Supplied data –

◇ ◇ ◇ ◇ ◇ ◇ ◇

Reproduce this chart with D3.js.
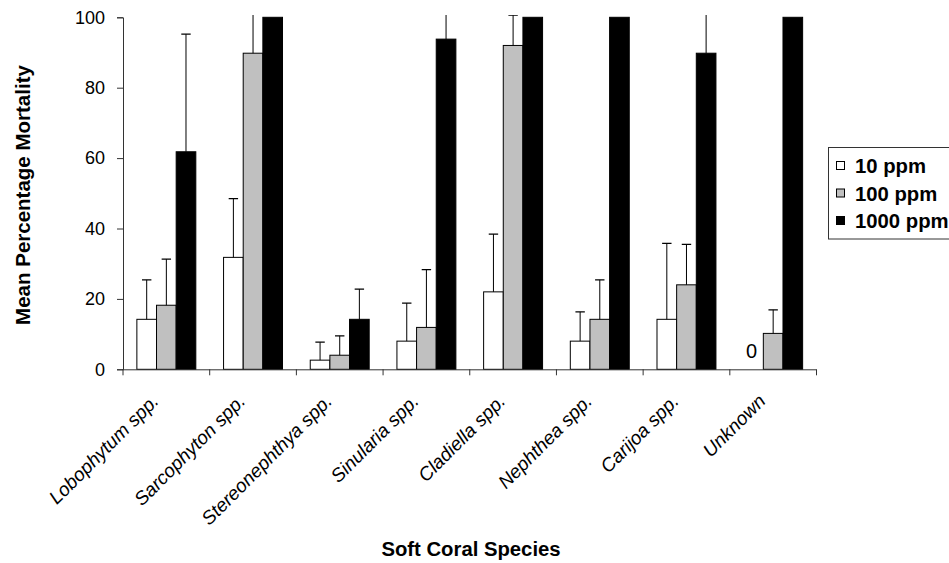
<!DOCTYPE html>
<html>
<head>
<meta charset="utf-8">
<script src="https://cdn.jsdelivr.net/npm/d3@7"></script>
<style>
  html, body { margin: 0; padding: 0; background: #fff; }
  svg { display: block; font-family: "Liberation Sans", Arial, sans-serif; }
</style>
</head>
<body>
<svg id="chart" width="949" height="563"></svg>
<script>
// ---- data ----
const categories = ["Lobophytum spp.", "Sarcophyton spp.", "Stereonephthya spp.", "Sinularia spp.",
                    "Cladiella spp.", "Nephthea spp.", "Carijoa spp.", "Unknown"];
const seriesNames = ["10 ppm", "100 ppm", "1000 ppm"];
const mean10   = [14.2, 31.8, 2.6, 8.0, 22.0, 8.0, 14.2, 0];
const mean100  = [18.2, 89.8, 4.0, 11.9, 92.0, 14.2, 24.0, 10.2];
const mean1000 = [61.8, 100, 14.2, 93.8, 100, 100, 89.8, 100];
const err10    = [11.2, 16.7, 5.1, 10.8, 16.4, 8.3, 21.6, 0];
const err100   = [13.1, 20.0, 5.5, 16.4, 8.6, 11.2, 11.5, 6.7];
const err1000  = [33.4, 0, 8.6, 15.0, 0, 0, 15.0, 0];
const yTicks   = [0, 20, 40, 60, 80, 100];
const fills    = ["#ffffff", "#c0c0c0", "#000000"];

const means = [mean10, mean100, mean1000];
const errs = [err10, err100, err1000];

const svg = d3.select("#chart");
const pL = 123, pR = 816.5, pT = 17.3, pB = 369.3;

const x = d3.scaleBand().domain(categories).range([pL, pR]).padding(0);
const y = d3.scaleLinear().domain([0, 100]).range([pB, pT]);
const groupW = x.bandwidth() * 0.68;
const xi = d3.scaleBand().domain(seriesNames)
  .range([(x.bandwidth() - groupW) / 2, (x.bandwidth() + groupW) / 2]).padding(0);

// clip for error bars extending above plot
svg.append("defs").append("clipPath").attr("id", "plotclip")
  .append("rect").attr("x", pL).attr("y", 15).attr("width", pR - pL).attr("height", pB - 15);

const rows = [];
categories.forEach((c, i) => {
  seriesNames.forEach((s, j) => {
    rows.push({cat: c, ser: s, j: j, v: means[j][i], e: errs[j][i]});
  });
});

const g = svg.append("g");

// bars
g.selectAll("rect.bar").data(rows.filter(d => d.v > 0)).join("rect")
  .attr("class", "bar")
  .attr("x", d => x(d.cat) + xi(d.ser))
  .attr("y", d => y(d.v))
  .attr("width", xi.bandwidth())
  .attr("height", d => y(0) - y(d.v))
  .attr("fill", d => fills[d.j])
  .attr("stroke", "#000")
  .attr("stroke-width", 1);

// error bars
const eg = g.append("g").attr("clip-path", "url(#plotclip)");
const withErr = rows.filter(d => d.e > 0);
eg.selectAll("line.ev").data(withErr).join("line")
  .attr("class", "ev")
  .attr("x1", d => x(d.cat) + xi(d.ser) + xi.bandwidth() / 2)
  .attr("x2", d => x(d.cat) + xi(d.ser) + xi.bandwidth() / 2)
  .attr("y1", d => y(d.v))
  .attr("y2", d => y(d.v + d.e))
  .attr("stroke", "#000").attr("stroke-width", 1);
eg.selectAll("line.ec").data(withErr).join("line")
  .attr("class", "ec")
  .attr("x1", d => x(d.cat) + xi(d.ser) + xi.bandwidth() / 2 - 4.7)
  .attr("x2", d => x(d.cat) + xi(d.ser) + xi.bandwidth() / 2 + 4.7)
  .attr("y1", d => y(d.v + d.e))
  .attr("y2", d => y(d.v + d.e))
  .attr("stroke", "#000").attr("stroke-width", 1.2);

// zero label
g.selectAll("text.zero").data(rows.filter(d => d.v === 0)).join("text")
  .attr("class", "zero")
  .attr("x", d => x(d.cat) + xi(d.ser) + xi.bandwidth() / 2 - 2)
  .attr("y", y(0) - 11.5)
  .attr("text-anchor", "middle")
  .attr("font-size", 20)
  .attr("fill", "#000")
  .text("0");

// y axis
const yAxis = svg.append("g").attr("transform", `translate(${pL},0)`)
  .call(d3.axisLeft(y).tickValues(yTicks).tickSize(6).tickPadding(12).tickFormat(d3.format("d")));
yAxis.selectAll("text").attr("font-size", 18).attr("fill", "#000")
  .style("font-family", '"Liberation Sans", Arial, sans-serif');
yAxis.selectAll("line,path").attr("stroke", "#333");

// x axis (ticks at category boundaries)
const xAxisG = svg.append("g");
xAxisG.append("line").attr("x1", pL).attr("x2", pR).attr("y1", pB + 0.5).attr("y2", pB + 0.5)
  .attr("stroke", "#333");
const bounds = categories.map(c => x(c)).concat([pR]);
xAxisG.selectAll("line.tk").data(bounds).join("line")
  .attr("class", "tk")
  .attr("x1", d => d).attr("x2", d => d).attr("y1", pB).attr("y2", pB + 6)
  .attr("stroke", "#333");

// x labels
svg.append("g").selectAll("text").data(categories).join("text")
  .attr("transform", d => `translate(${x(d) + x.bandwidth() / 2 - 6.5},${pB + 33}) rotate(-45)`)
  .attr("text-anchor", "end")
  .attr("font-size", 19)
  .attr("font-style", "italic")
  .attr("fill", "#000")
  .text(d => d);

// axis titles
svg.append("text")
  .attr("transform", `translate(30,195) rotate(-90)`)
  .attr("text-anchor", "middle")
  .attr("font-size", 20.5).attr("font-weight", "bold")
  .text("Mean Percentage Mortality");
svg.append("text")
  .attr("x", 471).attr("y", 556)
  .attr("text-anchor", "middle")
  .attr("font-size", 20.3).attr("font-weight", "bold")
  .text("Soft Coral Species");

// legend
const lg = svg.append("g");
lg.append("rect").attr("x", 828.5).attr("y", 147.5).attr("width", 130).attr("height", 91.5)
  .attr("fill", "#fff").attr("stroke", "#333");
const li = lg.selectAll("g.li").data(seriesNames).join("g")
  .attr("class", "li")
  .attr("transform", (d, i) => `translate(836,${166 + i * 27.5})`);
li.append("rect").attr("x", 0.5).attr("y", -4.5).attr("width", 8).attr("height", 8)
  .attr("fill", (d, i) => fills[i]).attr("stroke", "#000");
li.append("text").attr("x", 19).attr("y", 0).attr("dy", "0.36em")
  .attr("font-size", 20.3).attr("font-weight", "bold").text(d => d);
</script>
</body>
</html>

◇ ◇ ◇ ◇ ◇ ◇ ◇

What you should do –
Go through the material above and print all of it exactly, except the pictures.

Task solution –
Reproduce this chart with D3.js.
<!DOCTYPE html>
<html>
<head>
<meta charset="utf-8">
<script src="https://cdn.jsdelivr.net/npm/d3@7"></script>
<style>
  html, body { margin: 0; padding: 0; background: #fff; }
  svg { display: block; font-family: "Liberation Sans", Arial, sans-serif; }
</style>
</head>
<body>
<svg id="chart" width="949" height="563"></svg>
<script>
// ---- data ----
const categories = ["Lobophytum spp.", "Sarcophyton spp.", "Stereonephthya spp.", "Sinularia spp.",
                    "Cladiella spp.", "Nephthea spp.", "Carijoa spp.", "Unknown"];
const seriesNames = ["10 ppm", "100 ppm", "1000 ppm"];
const mean10   = [14.2, 31.8, 2.6, 8.0, 22.0, 8.0, 14.2, 0];
const mean100  = [18.2, 89.8, 4.0, 11.9, 92.0, 14.2, 24.0, 10.2];
const mean1000 = [61.8, 100, 14.2, 93.8, 100, 100, 89.8, 100];
const err10    = [11.2, 16.7, 5.1, 10.8, 16.4, 8.3, 21.6, 0];
const err100   = [13.1, 20.0, 5.5, 16.4, 8.6, 11.2, 11.5, 6.7];
const err1000  = [33.4, 0, 8.6, 15.0, 0, 0, 15.0, 0];
const yTicks   = [0, 20, 40, 60, 80, 100];
const fills    = ["#ffffff", "#c0c0c0", "#000000"];

const means = [mean10, mean100, mean1000];
const errs = [err10, err100, err1000];

const svg = d3.select("#chart");
const pL = 123, pR = 816.5, pT = 17.3, pB = 369.3;

const x = d3.scaleBand().domain(categories).range([pL, pR]).padding(0);
const y = d3.scaleLinear().domain([0, 100]).range([pB, pT]);
const groupW = x.bandwidth() * 0.68;
const xi = d3.scaleBand().domain(seriesNames)
  .range([(x.bandwidth() - groupW) / 2, (x.bandwidth() + groupW) / 2]).padding(0);

// clip for error bars extending above plot
svg.append("defs").append("clipPath").attr("id", "plotclip")
  .append("rect").attr("x", pL).attr("y", 15).attr("width", pR - pL).attr("height", pB - 15);

const rows = [];
categories.forEach((c, i) => {
  seriesNames.forEach((s, j) => {
    rows.push({cat: c, ser: s, j: j, v: means[j][i], e: errs[j][i]});
  });
});

const g = svg.append("g");

// bars
g.selectAll("rect.bar").data(rows.filter(d => d.v > 0)).join("rect")
  .attr("class", "bar")
  .attr("x", d => x(d.cat) + xi(d.ser))
  .attr("y", d => y(d.v))
  .attr("width", xi.bandwidth())
  .attr("height", d => y(0) - y(d.v))
  .attr("fill", d => fills[d.j])
  .attr("stroke", "#000")
  .attr("stroke-width", 1);

// error bars
const eg = g.append("g").attr("clip-path", "url(#plotclip)");
const withErr = rows.filter(d => d.e > 0);
eg.selectAll("line.ev").data(withErr).join("line")
  .attr("class", "ev")
  .attr("x1", d => x(d.cat) + xi(d.ser) + xi.bandwidth() / 2)
  .attr("x2", d => x(d.cat) + xi(d.ser) + xi.bandwidth() / 2)
  .attr("y1", d => y(d.v))
  .attr("y2", d => y(d.v + d.e))
  .attr("stroke", "#000").attr("stroke-width", 1);
eg.selectAll("line.ec").data(withErr).join("line")
  .attr("class", "ec")
  .attr("x1", d => x(d.cat) + xi(d.ser) + xi.bandwidth() / 2 - 4.7)
  .attr("x2", d => x(d.cat) + xi(d.ser) + xi.bandwidth() / 2 + 4.7)
  .attr("y1", d => y(d.v + d.e))
  .attr("y2", d => y(d.v + d.e))
  .attr("stroke", "#000").attr("stroke-width", 1.2);

// zero label
g.selectAll("text.zero").data(rows.filter(d => d.v === 0)).join("text")
  .attr("class", "zero")
  .attr("x", d => x(d.cat) + xi(d.ser) + xi.bandwidth() / 2 - 2)
  .attr("y", y(0) - 11.5)
  .attr("text-anchor", "middle")
  .attr("font-size", 20)
  .attr("fill", "#000")
  .text("0");

// y axis
const yAxis = svg.append("g").attr("transform", `translate(${pL},0)`)
  .call(d3.axisLeft(y).tickValues(yTicks).tickSize(6).tickPadding(12).tickFormat(d3.format("d")));
yAxis.selectAll("text").attr("font-size", 18).attr("fill", "#000")
  .style("font-family", '"Liberation Sans", Arial, sans-serif');
yAxis.selectAll("line,path").attr("stroke", "#333");

// x axis (ticks at category boundaries)
const xAxisG = svg.append("g");
xAxisG.append("line").attr("x1", pL).attr("x2", pR).attr("y1", pB + 0.5).attr("y2", pB + 0.5)
  .attr("stroke", "#333");
const bounds = categories.map(c => x(c)).concat([pR]);
xAxisG.selectAll("line.tk").data(bounds).join("line")
  .attr("class", "tk")
  .attr("x1", d => d).attr("x2", d => d).attr("y1", pB).attr("y2", pB + 6)
  .attr("stroke", "#333");

// x labels
svg.append("g").selectAll("text").data(categories).join("text")
  .attr("transform", d => `translate(${x(d) + x.bandwidth() / 2 - 6.5},${pB + 33}) rotate(-45)`)
  .attr("text-anchor", "end")
  .attr("font-size", 19)
  .attr("font-style", "italic")
  .attr("fill", "#000")
  .text(d => d);

// axis titles
svg.append("text")
  .attr("transform", `translate(30,195) rotate(-90)`)
  .attr("text-anchor", "middle")
  .attr("font-size", 20.5).attr("font-weight", "bold")
  .text("Mean Percentage Mortality");
svg.append("text")
  .attr("x", 471).attr("y", 556)
  .attr("text-anchor", "middle")
  .attr("font-size", 20.3).attr("font-weight", "bold")
  .text("Soft Coral Species");

// legend
const lg = svg.append("g");
lg.append("rect").attr("x", 828.5).attr("y", 147.5).attr("width", 130).attr("height", 91.5)
  .attr("fill", "#fff").attr("stroke", "#333");
const li = lg.selectAll("g.li").data(seriesNames).join("g")
  .attr("class", "li")
  .attr("transform", (d, i) => `translate(836,${166 + i * 27.5})`);
li.append("rect").attr("x", 0.5).attr("y", -4.5).attr("width", 8).attr("height", 8)
  .attr("fill", (d, i) => fills[i]).attr("stroke", "#000");
li.append("text").attr("x", 19).attr("y", 0).attr("dy", "0.36em")
  .attr("font-size", 20.3).attr("font-weight", "bold").text(d => d);
</script>
</body>
</html>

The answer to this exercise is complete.